*Given data*
┌──

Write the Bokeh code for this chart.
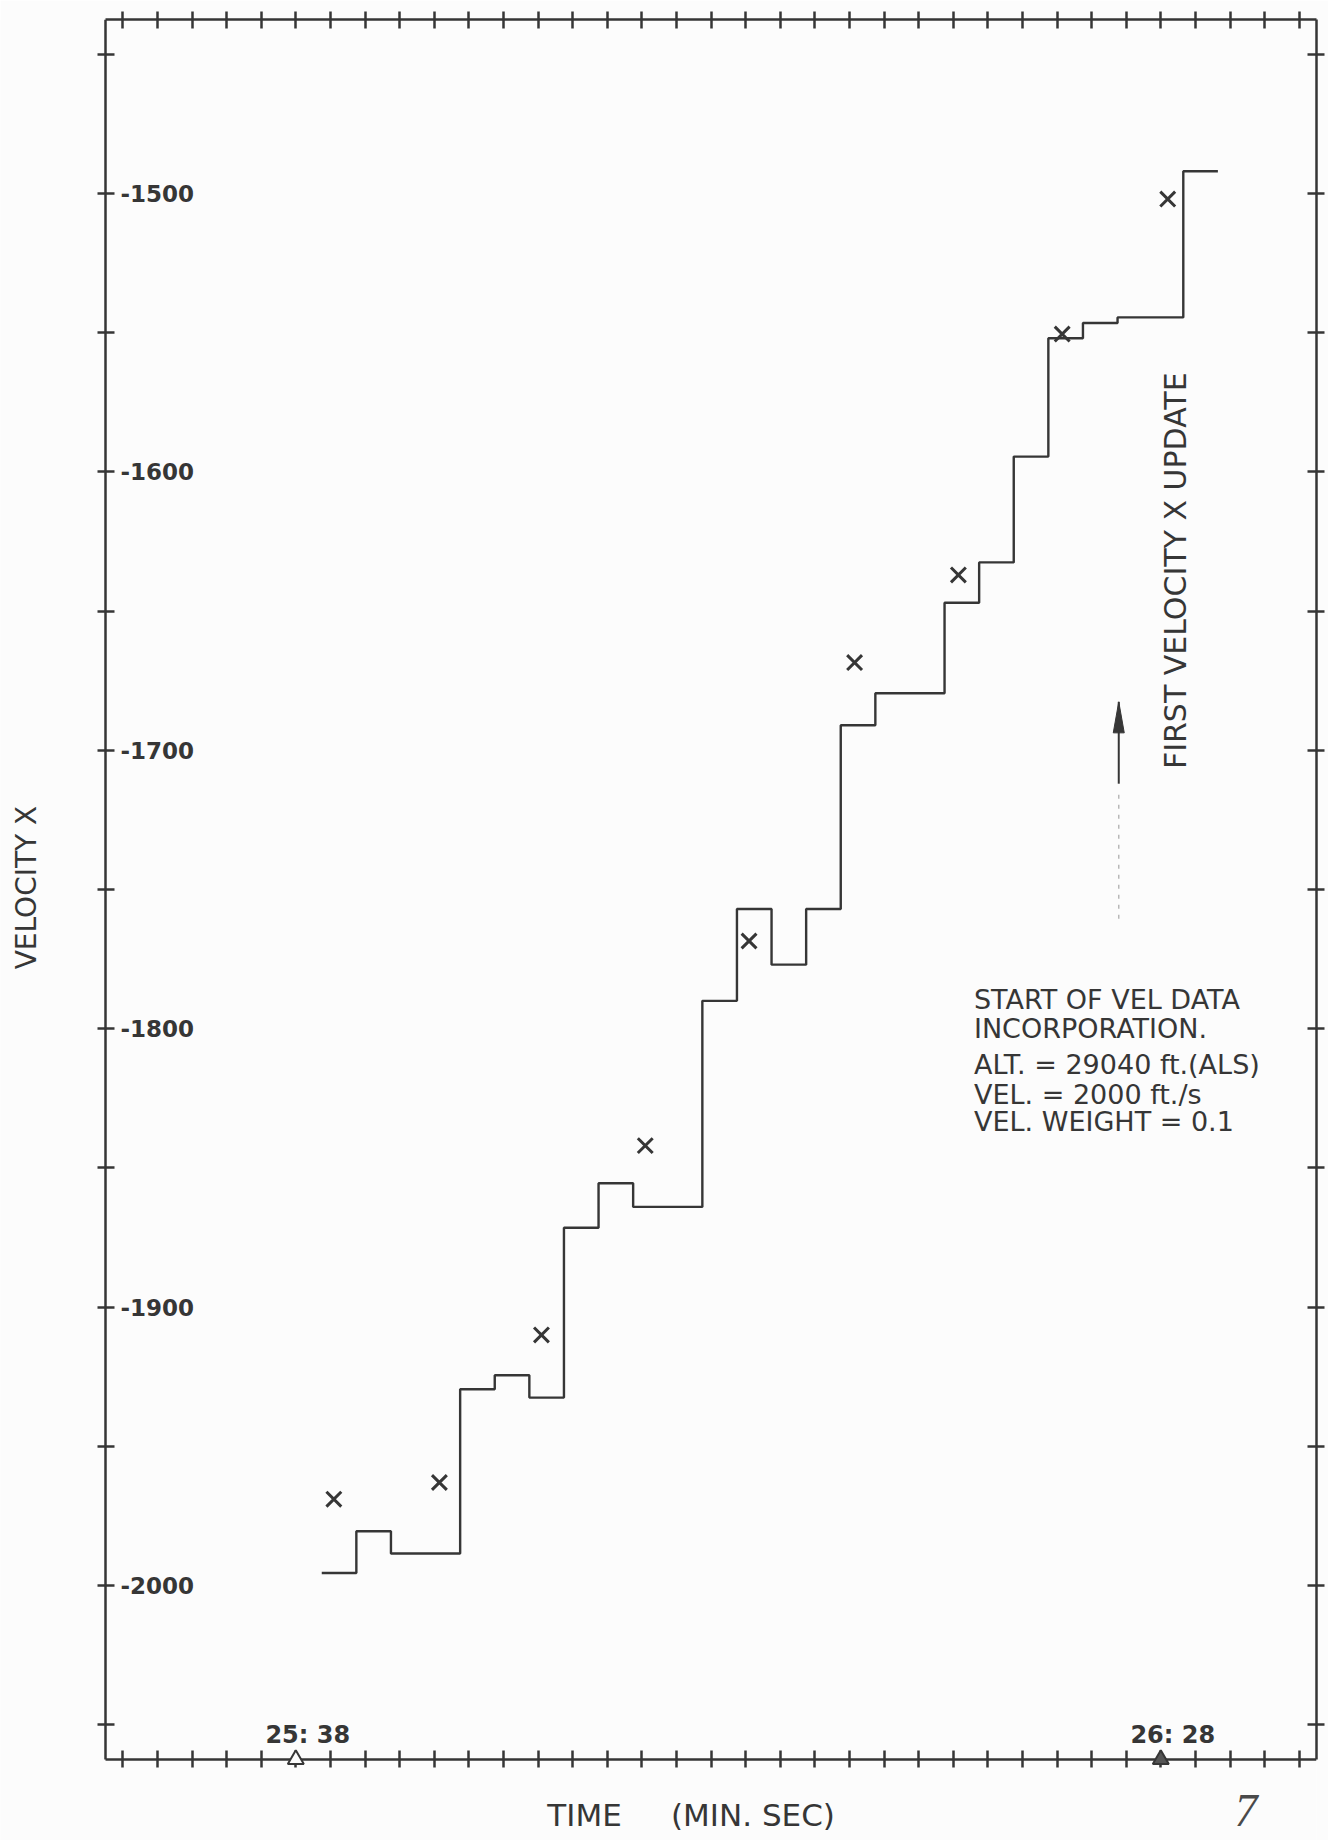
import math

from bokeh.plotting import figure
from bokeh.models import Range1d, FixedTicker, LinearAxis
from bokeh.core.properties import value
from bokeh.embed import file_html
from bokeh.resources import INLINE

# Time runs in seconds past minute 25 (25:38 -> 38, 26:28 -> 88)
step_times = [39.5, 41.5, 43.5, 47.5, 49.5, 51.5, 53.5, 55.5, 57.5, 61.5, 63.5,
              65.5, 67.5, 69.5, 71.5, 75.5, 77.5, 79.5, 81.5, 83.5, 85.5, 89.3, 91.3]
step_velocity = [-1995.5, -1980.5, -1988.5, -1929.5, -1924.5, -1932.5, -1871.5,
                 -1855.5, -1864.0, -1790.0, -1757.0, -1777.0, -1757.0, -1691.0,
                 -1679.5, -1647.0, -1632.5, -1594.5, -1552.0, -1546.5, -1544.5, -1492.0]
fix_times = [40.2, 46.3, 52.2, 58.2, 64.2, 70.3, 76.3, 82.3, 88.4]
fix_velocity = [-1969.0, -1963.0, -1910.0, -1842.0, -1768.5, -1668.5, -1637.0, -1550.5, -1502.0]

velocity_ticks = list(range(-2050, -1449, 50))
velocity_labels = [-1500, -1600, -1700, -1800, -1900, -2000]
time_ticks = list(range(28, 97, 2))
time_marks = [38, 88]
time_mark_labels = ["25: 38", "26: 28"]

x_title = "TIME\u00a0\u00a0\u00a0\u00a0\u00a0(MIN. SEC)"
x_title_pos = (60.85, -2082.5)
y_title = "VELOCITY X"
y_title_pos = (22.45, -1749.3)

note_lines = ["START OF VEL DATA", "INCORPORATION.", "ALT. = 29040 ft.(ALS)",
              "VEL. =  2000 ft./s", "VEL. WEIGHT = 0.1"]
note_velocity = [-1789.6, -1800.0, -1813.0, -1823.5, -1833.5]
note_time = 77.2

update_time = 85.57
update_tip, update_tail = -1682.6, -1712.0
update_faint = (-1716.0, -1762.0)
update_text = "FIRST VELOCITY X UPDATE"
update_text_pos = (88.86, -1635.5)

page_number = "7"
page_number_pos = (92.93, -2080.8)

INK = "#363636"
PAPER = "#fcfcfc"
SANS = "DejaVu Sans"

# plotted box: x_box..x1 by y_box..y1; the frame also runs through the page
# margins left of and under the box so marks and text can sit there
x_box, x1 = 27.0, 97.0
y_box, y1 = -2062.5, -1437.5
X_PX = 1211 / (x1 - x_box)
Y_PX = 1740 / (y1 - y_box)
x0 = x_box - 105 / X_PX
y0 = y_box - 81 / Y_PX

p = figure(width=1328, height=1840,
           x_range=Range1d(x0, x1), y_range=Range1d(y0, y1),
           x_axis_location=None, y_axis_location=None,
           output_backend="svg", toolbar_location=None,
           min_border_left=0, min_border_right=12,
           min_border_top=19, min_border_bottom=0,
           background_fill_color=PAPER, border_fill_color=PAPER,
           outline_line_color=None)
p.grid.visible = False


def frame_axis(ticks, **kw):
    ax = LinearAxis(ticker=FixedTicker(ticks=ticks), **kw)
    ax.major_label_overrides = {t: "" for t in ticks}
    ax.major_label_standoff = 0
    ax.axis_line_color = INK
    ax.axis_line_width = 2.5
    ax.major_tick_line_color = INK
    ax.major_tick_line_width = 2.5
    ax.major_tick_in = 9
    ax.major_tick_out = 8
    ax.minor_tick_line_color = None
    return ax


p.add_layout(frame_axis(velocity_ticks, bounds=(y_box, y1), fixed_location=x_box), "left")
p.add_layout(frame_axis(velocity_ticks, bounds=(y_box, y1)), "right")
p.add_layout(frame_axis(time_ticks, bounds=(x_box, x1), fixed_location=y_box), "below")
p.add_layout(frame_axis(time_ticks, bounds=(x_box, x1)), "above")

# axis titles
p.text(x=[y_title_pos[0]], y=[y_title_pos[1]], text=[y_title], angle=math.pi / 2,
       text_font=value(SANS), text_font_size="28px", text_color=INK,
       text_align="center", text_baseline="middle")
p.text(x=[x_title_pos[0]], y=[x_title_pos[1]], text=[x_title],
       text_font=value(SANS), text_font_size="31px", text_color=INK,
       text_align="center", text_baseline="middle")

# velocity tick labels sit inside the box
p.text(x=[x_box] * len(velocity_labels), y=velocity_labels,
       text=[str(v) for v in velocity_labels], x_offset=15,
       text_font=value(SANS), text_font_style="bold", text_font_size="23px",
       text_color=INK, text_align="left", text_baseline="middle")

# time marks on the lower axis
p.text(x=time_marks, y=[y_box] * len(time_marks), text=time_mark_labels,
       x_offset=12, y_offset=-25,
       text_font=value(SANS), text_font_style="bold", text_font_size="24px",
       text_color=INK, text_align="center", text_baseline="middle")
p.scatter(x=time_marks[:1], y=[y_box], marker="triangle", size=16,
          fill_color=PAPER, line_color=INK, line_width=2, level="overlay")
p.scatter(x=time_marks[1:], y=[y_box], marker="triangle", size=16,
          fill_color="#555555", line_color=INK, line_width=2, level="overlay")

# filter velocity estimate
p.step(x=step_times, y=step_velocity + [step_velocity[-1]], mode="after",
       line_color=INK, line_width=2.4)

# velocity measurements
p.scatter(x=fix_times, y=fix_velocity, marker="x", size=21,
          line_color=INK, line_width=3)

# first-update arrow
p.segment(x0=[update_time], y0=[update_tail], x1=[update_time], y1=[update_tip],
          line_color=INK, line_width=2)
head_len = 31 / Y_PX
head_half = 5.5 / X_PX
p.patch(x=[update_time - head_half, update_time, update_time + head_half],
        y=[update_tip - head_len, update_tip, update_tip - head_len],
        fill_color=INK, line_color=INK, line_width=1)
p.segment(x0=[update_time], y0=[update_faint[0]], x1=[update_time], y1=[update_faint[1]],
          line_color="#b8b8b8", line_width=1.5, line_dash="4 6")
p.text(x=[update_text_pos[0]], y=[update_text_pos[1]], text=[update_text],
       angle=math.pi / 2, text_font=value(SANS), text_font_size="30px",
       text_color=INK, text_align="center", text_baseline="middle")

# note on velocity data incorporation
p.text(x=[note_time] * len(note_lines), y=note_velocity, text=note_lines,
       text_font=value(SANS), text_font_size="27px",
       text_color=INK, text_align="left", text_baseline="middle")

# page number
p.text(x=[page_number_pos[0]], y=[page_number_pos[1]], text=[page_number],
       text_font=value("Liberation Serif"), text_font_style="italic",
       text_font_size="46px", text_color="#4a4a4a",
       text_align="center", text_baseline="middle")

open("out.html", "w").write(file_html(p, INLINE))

└──

*Written exercise*
Without the pictures, copy the material exactly as given.

*Complete response*
Write the Bokeh code for this chart.
import math

from bokeh.plotting import figure
from bokeh.models import Range1d, FixedTicker, LinearAxis
from bokeh.core.properties import value
from bokeh.embed import file_html
from bokeh.resources import INLINE

# Time runs in seconds past minute 25 (25:38 -> 38, 26:28 -> 88)
step_times = [39.5, 41.5, 43.5, 47.5, 49.5, 51.5, 53.5, 55.5, 57.5, 61.5, 63.5,
              65.5, 67.5, 69.5, 71.5, 75.5, 77.5, 79.5, 81.5, 83.5, 85.5, 89.3, 91.3]
step_velocity = [-1995.5, -1980.5, -1988.5, -1929.5, -1924.5, -1932.5, -1871.5,
                 -1855.5, -1864.0, -1790.0, -1757.0, -1777.0, -1757.0, -1691.0,
                 -1679.5, -1647.0, -1632.5, -1594.5, -1552.0, -1546.5, -1544.5, -1492.0]
fix_times = [40.2, 46.3, 52.2, 58.2, 64.2, 70.3, 76.3, 82.3, 88.4]
fix_velocity = [-1969.0, -1963.0, -1910.0, -1842.0, -1768.5, -1668.5, -1637.0, -1550.5, -1502.0]

velocity_ticks = list(range(-2050, -1449, 50))
velocity_labels = [-1500, -1600, -1700, -1800, -1900, -2000]
time_ticks = list(range(28, 97, 2))
time_marks = [38, 88]
time_mark_labels = ["25: 38", "26: 28"]

x_title = "TIME\u00a0\u00a0\u00a0\u00a0\u00a0(MIN. SEC)"
x_title_pos = (60.85, -2082.5)
y_title = "VELOCITY X"
y_title_pos = (22.45, -1749.3)

note_lines = ["START OF VEL DATA", "INCORPORATION.", "ALT. = 29040 ft.(ALS)",
              "VEL. =  2000 ft./s", "VEL. WEIGHT = 0.1"]
note_velocity = [-1789.6, -1800.0, -1813.0, -1823.5, -1833.5]
note_time = 77.2

update_time = 85.57
update_tip, update_tail = -1682.6, -1712.0
update_faint = (-1716.0, -1762.0)
update_text = "FIRST VELOCITY X UPDATE"
update_text_pos = (88.86, -1635.5)

page_number = "7"
page_number_pos = (92.93, -2080.8)

INK = "#363636"
PAPER = "#fcfcfc"
SANS = "DejaVu Sans"

# plotted box: x_box..x1 by y_box..y1; the frame also runs through the page
# margins left of and under the box so marks and text can sit there
x_box, x1 = 27.0, 97.0
y_box, y1 = -2062.5, -1437.5
X_PX = 1211 / (x1 - x_box)
Y_PX = 1740 / (y1 - y_box)
x0 = x_box - 105 / X_PX
y0 = y_box - 81 / Y_PX

p = figure(width=1328, height=1840,
           x_range=Range1d(x0, x1), y_range=Range1d(y0, y1),
           x_axis_location=None, y_axis_location=None,
           output_backend="svg", toolbar_location=None,
           min_border_left=0, min_border_right=12,
           min_border_top=19, min_border_bottom=0,
           background_fill_color=PAPER, border_fill_color=PAPER,
           outline_line_color=None)
p.grid.visible = False


def frame_axis(ticks, **kw):
    ax = LinearAxis(ticker=FixedTicker(ticks=ticks), **kw)
    ax.major_label_overrides = {t: "" for t in ticks}
    ax.major_label_standoff = 0
    ax.axis_line_color = INK
    ax.axis_line_width = 2.5
    ax.major_tick_line_color = INK
    ax.major_tick_line_width = 2.5
    ax.major_tick_in = 9
    ax.major_tick_out = 8
    ax.minor_tick_line_color = None
    return ax


p.add_layout(frame_axis(velocity_ticks, bounds=(y_box, y1), fixed_location=x_box), "left")
p.add_layout(frame_axis(velocity_ticks, bounds=(y_box, y1)), "right")
p.add_layout(frame_axis(time_ticks, bounds=(x_box, x1), fixed_location=y_box), "below")
p.add_layout(frame_axis(time_ticks, bounds=(x_box, x1)), "above")

# axis titles
p.text(x=[y_title_pos[0]], y=[y_title_pos[1]], text=[y_title], angle=math.pi / 2,
       text_font=value(SANS), text_font_size="28px", text_color=INK,
       text_align="center", text_baseline="middle")
p.text(x=[x_title_pos[0]], y=[x_title_pos[1]], text=[x_title],
       text_font=value(SANS), text_font_size="31px", text_color=INK,
       text_align="center", text_baseline="middle")

# velocity tick labels sit inside the box
p.text(x=[x_box] * len(velocity_labels), y=velocity_labels,
       text=[str(v) for v in velocity_labels], x_offset=15,
       text_font=value(SANS), text_font_style="bold", text_font_size="23px",
       text_color=INK, text_align="left", text_baseline="middle")

# time marks on the lower axis
p.text(x=time_marks, y=[y_box] * len(time_marks), text=time_mark_labels,
       x_offset=12, y_offset=-25,
       text_font=value(SANS), text_font_style="bold", text_font_size="24px",
       text_color=INK, text_align="center", text_baseline="middle")
p.scatter(x=time_marks[:1], y=[y_box], marker="triangle", size=16,
          fill_color=PAPER, line_color=INK, line_width=2, level="overlay")
p.scatter(x=time_marks[1:], y=[y_box], marker="triangle", size=16,
          fill_color="#555555", line_color=INK, line_width=2, level="overlay")

# filter velocity estimate
p.step(x=step_times, y=step_velocity + [step_velocity[-1]], mode="after",
       line_color=INK, line_width=2.4)

# velocity measurements
p.scatter(x=fix_times, y=fix_velocity, marker="x", size=21,
          line_color=INK, line_width=3)

# first-update arrow
p.segment(x0=[update_time], y0=[update_tail], x1=[update_time], y1=[update_tip],
          line_color=INK, line_width=2)
head_len = 31 / Y_PX
head_half = 5.5 / X_PX
p.patch(x=[update_time - head_half, update_time, update_time + head_half],
        y=[update_tip - head_len, update_tip, update_tip - head_len],
        fill_color=INK, line_color=INK, line_width=1)
p.segment(x0=[update_time], y0=[update_faint[0]], x1=[update_time], y1=[update_faint[1]],
          line_color="#b8b8b8", line_width=1.5, line_dash="4 6")
p.text(x=[update_text_pos[0]], y=[update_text_pos[1]], text=[update_text],
       angle=math.pi / 2, text_font=value(SANS), text_font_size="30px",
       text_color=INK, text_align="center", text_baseline="middle")

# note on velocity data incorporation
p.text(x=[note_time] * len(note_lines), y=note_velocity, text=note_lines,
       text_font=value(SANS), text_font_size="27px",
       text_color=INK, text_align="left", text_baseline="middle")

# page number
p.text(x=[page_number_pos[0]], y=[page_number_pos[1]], text=[page_number],
       text_font=value("Liberation Serif"), text_font_style="italic",
       text_font_size="46px", text_color="#4a4a4a",
       text_align="center", text_baseline="middle")

open("out.html", "w").write(file_html(p, INLINE))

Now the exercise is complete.